Adding a new column is one of the most common schema changes, but it can still break production if done wrong. The goal is simple: expand your table without locking reads, blocking writes, or corrupting data. That means knowing how your database engine handles schema migrations, how it locks tables, and how it manages default values.
In SQL, the syntax might be as short as:
ALTER TABLE users ADD COLUMN last_login TIMESTAMP;
But under the surface, that command can trigger large table rewrites, introduce full table scans, or block transactions. On high-traffic systems, even a few seconds of downtime can cascade into errors and frustrated users.
Best practice for adding a new column in production includes:
- Check your database version and storage engine features. Some engines now support instant column addition.

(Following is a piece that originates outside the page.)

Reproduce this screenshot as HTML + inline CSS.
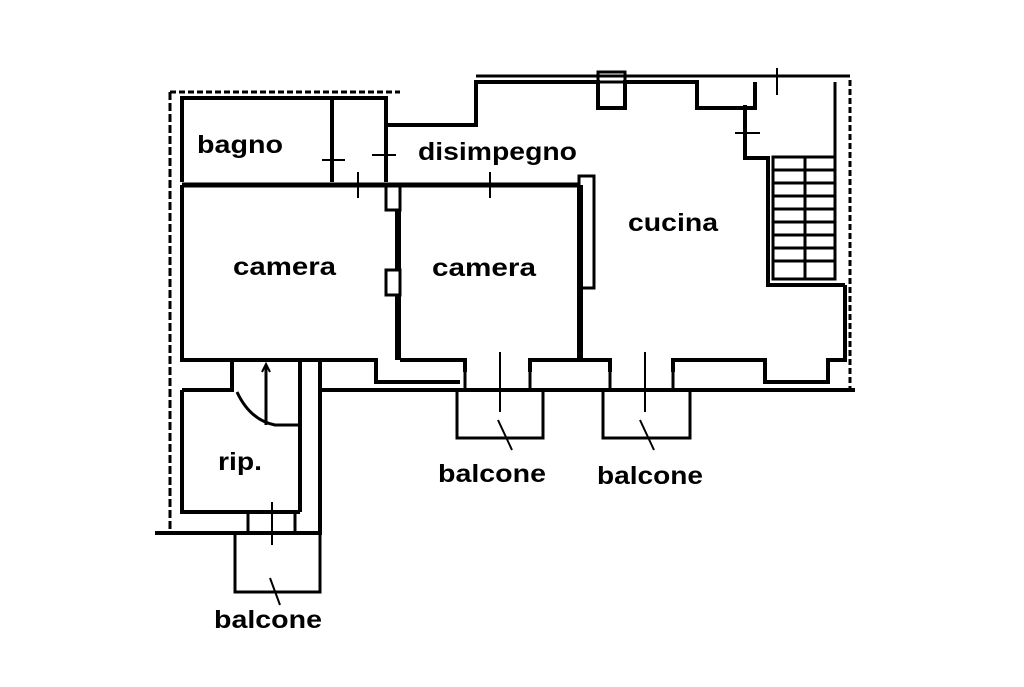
<!DOCTYPE html>
<html><head><style>
html,body{margin:0;padding:0;background:#fff;}
svg text{font-family:"Liberation Sans",sans-serif;font-weight:bold;font-size:25px;fill:#000;}
</style></head><body>
<svg width="1024" height="682" viewBox="0 0 1024 682" xmlns="http://www.w3.org/2000/svg">
<g fill="none" stroke="#000" stroke-width="4">
<path d="M170 92 V530" stroke-dasharray="8 3" stroke-width="3"/>
<path d="M170 92 H400" stroke-dasharray="6 3" stroke-width="3"/>
<path d="M850 80 V390" stroke-dasharray="6 3" stroke-width="3"/>
<path d="M476 76 H850" stroke-width="3"/>
<path d="M182 182 V98 H386 V125"/>
<path d="M332 100 V182"/>
<path d="M182 185 H578" stroke-width="5"/>
<path d="M386 125 H476 V80"/>
<path d="M386 125 V182"/>
<path d="M182 185 V360 H376 V382 H460"/>
<path d="M386 185 H400 V210 H386 Z" stroke-width="3"/>
<path d="M386 270 H400 V295 H386 Z" stroke-width="3"/>
<path d="M398 210 V270 M398 295 V360" stroke-width="6"/>
<path d="M400 360 H465 V372 M530 372 V360 H610 V372 M673 372 V360 H765 V382 H828 V360 H845 V285"/>
<path d="M580 185 V360" stroke-width="6"/>
<rect x="579" y="176" width="15" height="112" stroke-width="3"/>
<path d="M476 82 H598 V108 H625 V82 H697 V108 H755 V82"/>
<rect x="598" y="72" width="27" height="10" stroke-width="3"/>
<path d="M745 105 V158 H768 V285 H845"/>
<path d="M835 82 V157" stroke-width="3"/>
<path d="M845 285 V360"/>
<rect x="773" y="157" width="62" height="122" stroke-width="3"/>
<path d="M773 170 H835 M773 183 H835 M773 196 H835 M773 209 H835 M773 222 H835 M773 235 H835 M773 248 H835 M773 261 H835" stroke-width="3"/>
<path d="M805 157 V279" stroke-width="3"/>
<path d="M320 390 H855" stroke-width="4"/>
<path d="M465 372 V388 M530 372 V388 M610 372 V388 M673 372 V388" stroke-width="3"/>
<path d="M182 390 V512 H300 M182 390 H232 V360 M300 390 V512"/>
<path d="M232 360 H300 M300 360 H320 V535" />
<path d="M300 360 V512"/>
<path d="M155 533 H320" stroke-width="4"/>
<path d="M248 512 V533 M295 512 V533" stroke-width="3"/>
<path d="M237 392 Q250 420 275 425 H298" stroke-width="3"/>
<path d="M266 365 V425" stroke-width="3"/>
<path d="M262 372 L266 364 L270 372" stroke-width="2"/>
<path d="M457 390 V438 H543 V390" stroke-width="3"/>
<path d="M603 390 V438 H690 V390" stroke-width="3"/>
<path d="M235 535 V592 H320 V535" stroke-width="3"/>
<g stroke-width="2">
<path d="M332 150 V180 M322 160 H345"/>
<path d="M386 148 V178 M372 155 H396"/>
<path d="M358 172 V198"/>
<path d="M490 172 V198"/>
<path d="M745 120 V150 M735 133 H760"/>
<path d="M777 68 V95"/>
<path d="M500 352 V412 M645 352 V412 M272 502 V545"/>
<path d="M498 420 L512 450 M640 420 L654 450 M270 578 L280 605"/>
</g>
</g>
<text x="197" y="153" textLength="86" lengthAdjust="spacingAndGlyphs">bagno</text>
<text x="418" y="160" textLength="159" lengthAdjust="spacingAndGlyphs">disimpegno</text>
<text x="628" y="231" textLength="90" lengthAdjust="spacingAndGlyphs">cucina</text>
<text x="233" y="275" textLength="103" lengthAdjust="spacingAndGlyphs">camera</text>
<text x="432" y="276" textLength="104" lengthAdjust="spacingAndGlyphs">camera</text>
<text x="218" y="470" textLength="44" lengthAdjust="spacingAndGlyphs">rip.</text>
<text x="438" y="482" textLength="108" lengthAdjust="spacingAndGlyphs">balcone</text>
<text x="597" y="484" textLength="106" lengthAdjust="spacingAndGlyphs">balcone</text>
<text x="214" y="628" textLength="108" lengthAdjust="spacingAndGlyphs">balcone</text>
</svg>
</body></html>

- Avoid adding columns with non-null defaults on massive tables; they can cause a full rewrite.
- Use tools like pt-online-schema-change or native online DDL modes to ensure continuous availability.
- Test the migration on a staging copy with production-like data volume.
- Monitor query performance after the change to catch unexpected slowdowns.
If you need to roll out the new column across microservices, keep backward compatibility. Services should be able to operate without the column existing yet, and new code should handle both old and new schemas during deployment.
The cost of skipping these steps is not just downtime—it’s broken services, failed deploys, and lost trust.